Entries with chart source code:
━━━━

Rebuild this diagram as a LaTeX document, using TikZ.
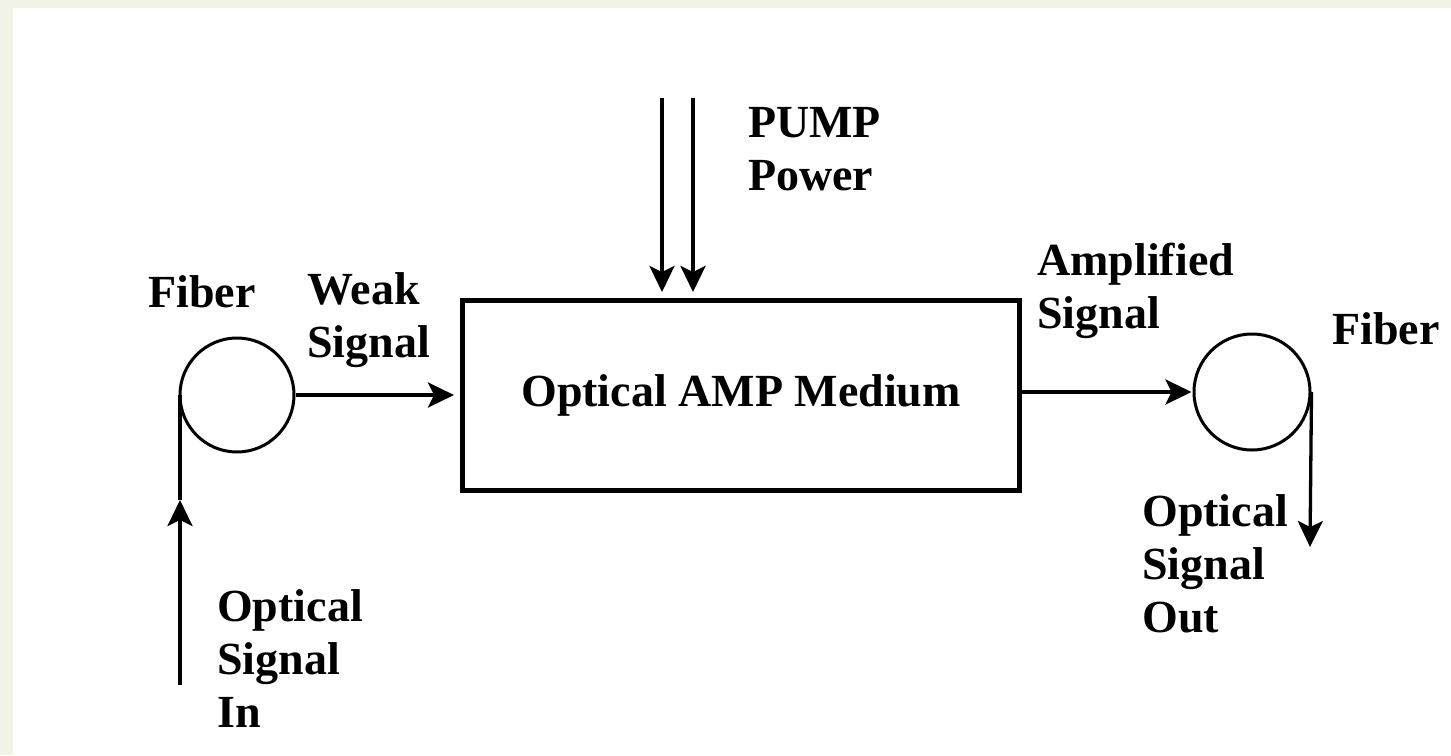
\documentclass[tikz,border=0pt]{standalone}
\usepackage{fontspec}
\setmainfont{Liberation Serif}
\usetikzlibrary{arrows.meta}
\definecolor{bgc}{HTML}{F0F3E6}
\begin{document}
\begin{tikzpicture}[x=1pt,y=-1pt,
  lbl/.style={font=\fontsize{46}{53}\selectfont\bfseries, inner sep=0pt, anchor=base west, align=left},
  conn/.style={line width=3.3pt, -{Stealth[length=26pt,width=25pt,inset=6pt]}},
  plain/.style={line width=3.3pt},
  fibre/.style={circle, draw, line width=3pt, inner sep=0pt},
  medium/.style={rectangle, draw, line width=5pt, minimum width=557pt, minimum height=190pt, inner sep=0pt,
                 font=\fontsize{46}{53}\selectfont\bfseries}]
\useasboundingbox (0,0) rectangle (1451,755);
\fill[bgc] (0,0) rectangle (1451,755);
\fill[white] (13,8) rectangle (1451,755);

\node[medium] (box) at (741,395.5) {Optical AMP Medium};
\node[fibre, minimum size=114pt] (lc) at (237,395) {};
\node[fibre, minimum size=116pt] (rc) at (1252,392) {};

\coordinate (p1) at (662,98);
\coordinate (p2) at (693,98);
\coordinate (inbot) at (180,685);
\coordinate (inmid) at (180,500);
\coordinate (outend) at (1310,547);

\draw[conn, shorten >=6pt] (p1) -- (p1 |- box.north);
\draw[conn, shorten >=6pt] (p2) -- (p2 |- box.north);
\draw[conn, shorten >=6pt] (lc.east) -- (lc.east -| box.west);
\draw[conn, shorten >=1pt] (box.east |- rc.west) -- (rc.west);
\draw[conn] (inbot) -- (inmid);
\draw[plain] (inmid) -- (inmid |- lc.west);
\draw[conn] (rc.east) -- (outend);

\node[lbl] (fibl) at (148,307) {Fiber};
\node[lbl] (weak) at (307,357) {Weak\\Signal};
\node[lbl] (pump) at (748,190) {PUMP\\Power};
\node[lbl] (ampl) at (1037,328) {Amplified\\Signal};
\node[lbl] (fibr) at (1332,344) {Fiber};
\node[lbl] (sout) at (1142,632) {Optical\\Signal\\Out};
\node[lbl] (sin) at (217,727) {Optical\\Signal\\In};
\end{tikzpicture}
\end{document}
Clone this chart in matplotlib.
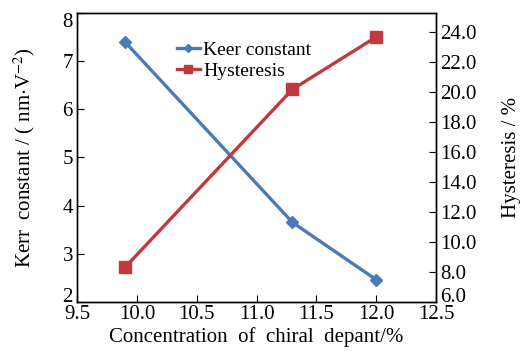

━━━━

Exercise task:
Reproduce the entries exactly. Do not carry over any picture.

Solution:
Rebuild this diagram as a LaTeX document, using TikZ.
\documentclass[tikz,border=0pt]{standalone}
\usepackage{fontspec}
\setmainfont{Liberation Serif}
\usetikzlibrary{arrows.meta}
\definecolor{bgc}{HTML}{F0F3E6}
\begin{document}
\begin{tikzpicture}[x=1pt,y=-1pt,
  lbl/.style={font=\fontsize{46}{53}\selectfont\bfseries, inner sep=0pt, anchor=base west, align=left},
  conn/.style={line width=3.3pt, -{Stealth[length=26pt,width=25pt,inset=6pt]}},
  plain/.style={line width=3.3pt},
  fibre/.style={circle, draw, line width=3pt, inner sep=0pt},
  medium/.style={rectangle, draw, line width=5pt, minimum width=557pt, minimum height=190pt, inner sep=0pt,
                 font=\fontsize{46}{53}\selectfont\bfseries}]
\useasboundingbox (0,0) rectangle (1451,755);
\fill[bgc] (0,0) rectangle (1451,755);
\fill[white] (13,8) rectangle (1451,755);

\node[medium] (box) at (741,395.5) {Optical AMP Medium};
\node[fibre, minimum size=114pt] (lc) at (237,395) {};
\node[fibre, minimum size=116pt] (rc) at (1252,392) {};

\coordinate (p1) at (662,98);
\coordinate (p2) at (693,98);
\coordinate (inbot) at (180,685);
\coordinate (inmid) at (180,500);
\coordinate (outend) at (1310,547);

\draw[conn, shorten >=6pt] (p1) -- (p1 |- box.north);
\draw[conn, shorten >=6pt] (p2) -- (p2 |- box.north);
\draw[conn, shorten >=6pt] (lc.east) -- (lc.east -| box.west);
\draw[conn, shorten >=1pt] (box.east |- rc.west) -- (rc.west);
\draw[conn] (inbot) -- (inmid);
\draw[plain] (inmid) -- (inmid |- lc.west);
\draw[conn] (rc.east) -- (outend);

\node[lbl] (fibl) at (148,307) {Fiber};
\node[lbl] (weak) at (307,357) {Weak\\Signal};
\node[lbl] (pump) at (748,190) {PUMP\\Power};
\node[lbl] (ampl) at (1037,328) {Amplified\\Signal};
\node[lbl] (fibr) at (1332,344) {Fiber};
\node[lbl] (sout) at (1142,632) {Optical\\Signal\\Out};
\node[lbl] (sin) at (217,727) {Optical\\Signal\\In};
\end{tikzpicture}
\end{document}
Clone this chart in matplotlib.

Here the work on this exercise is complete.